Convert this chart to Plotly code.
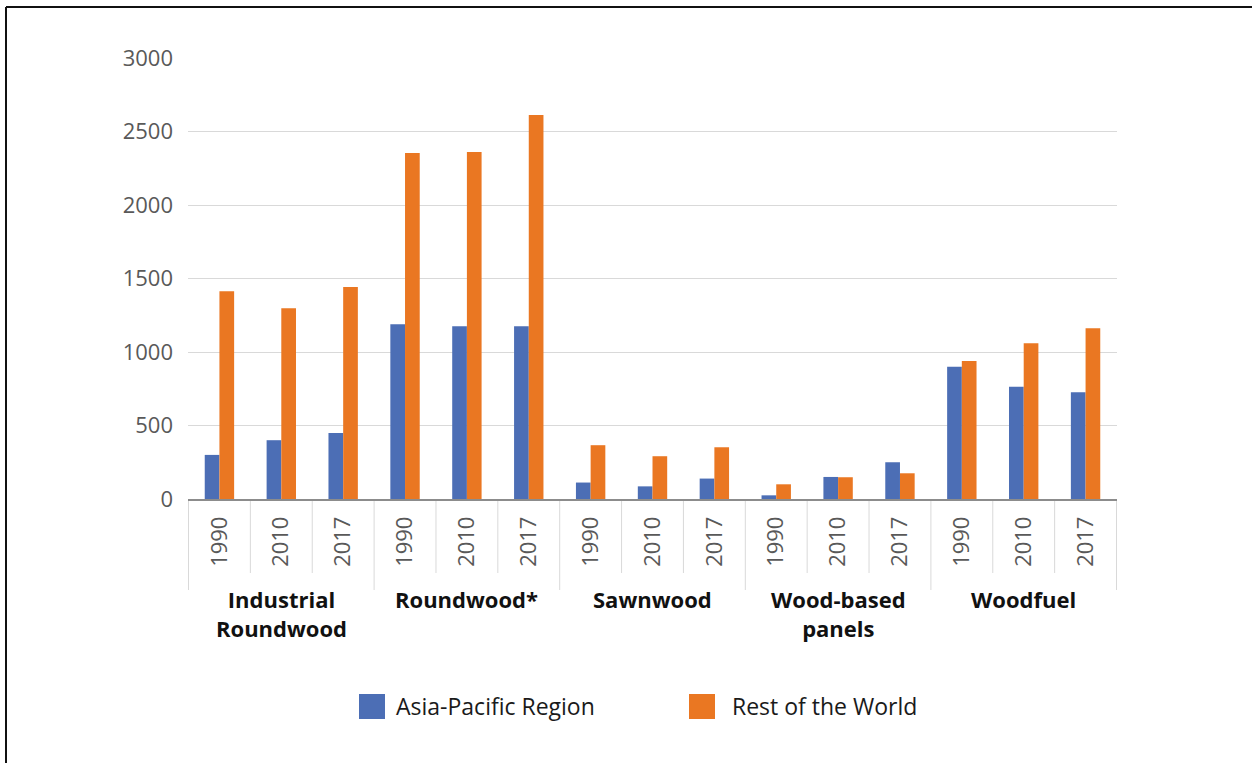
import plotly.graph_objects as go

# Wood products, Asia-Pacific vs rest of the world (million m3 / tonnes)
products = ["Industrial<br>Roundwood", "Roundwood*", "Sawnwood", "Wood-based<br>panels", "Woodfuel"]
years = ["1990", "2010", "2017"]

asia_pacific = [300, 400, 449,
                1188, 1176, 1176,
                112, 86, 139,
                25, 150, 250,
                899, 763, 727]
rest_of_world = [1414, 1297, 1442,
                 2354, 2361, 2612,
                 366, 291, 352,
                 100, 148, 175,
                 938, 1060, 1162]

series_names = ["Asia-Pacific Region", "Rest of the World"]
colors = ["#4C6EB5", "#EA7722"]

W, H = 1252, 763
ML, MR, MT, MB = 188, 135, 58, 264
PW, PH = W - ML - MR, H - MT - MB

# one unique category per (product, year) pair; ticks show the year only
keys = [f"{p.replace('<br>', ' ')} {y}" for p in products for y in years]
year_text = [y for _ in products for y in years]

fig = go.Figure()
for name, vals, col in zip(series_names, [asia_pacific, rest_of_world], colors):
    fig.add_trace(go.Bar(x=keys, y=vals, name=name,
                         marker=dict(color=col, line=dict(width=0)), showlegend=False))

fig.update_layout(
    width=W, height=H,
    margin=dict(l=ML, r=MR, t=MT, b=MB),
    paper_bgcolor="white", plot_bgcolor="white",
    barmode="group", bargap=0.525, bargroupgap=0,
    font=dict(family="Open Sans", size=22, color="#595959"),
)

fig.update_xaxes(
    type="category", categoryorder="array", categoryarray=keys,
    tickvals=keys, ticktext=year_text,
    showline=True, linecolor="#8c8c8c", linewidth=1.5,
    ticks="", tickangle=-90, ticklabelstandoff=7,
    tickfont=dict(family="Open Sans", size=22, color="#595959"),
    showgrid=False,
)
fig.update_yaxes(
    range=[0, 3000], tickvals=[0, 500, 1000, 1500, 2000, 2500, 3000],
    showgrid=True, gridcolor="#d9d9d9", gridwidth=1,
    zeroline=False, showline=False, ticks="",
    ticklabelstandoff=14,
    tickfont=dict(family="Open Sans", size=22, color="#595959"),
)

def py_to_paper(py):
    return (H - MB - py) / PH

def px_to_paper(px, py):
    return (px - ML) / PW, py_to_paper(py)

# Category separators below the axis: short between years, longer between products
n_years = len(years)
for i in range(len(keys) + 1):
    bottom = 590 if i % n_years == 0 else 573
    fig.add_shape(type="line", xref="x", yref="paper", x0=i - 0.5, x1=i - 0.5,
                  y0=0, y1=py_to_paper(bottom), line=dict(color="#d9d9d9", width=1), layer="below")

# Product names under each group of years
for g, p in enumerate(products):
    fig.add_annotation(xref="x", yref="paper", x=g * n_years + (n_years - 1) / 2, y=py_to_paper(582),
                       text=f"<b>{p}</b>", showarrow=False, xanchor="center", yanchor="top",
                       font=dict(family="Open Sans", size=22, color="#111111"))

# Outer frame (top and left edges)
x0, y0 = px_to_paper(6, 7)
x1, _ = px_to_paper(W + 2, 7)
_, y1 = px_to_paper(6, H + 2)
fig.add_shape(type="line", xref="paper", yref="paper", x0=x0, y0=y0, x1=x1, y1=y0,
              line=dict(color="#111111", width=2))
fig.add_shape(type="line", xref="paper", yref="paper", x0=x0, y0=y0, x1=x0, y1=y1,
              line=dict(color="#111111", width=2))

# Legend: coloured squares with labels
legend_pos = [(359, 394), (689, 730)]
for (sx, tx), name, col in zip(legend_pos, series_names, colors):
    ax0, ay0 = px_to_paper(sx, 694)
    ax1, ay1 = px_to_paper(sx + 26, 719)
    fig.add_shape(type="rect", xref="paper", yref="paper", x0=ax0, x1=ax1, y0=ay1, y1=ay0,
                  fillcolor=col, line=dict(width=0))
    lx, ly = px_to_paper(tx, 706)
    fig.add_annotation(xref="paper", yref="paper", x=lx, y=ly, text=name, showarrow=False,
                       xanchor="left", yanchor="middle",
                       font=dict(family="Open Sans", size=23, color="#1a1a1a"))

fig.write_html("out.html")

**Directions**
Copy nothing but the lines from the top of the data down to the line containing "year_text = [y", and leave the pictures out.

**Written response**
Convert this chart to Plotly code.
import plotly.graph_objects as go

# Wood products, Asia-Pacific vs rest of the world (million m3 / tonnes)
products = ["Industrial<br>Roundwood", "Roundwood*", "Sawnwood", "Wood-based<br>panels", "Woodfuel"]
years = ["1990", "2010", "2017"]

asia_pacific = [300, 400, 449,
                1188, 1176, 1176,
                112, 86, 139,
                25, 150, 250,
                899, 763, 727]
rest_of_world = [1414, 1297, 1442,
                 2354, 2361, 2612,
                 366, 291, 352,
                 100, 148, 175,
                 938, 1060, 1162]

series_names = ["Asia-Pacific Region", "Rest of the World"]
colors = ["#4C6EB5", "#EA7722"]

W, H = 1252, 763
ML, MR, MT, MB = 188, 135, 58, 264
PW, PH = W - ML - MR, H - MT - MB

# one unique category per (product, year) pair; ticks show the year only
keys = [f"{p.replace('<br>', ' ')} {y}" for p in products for y in years]
year_text = [y for _ in products for y in years]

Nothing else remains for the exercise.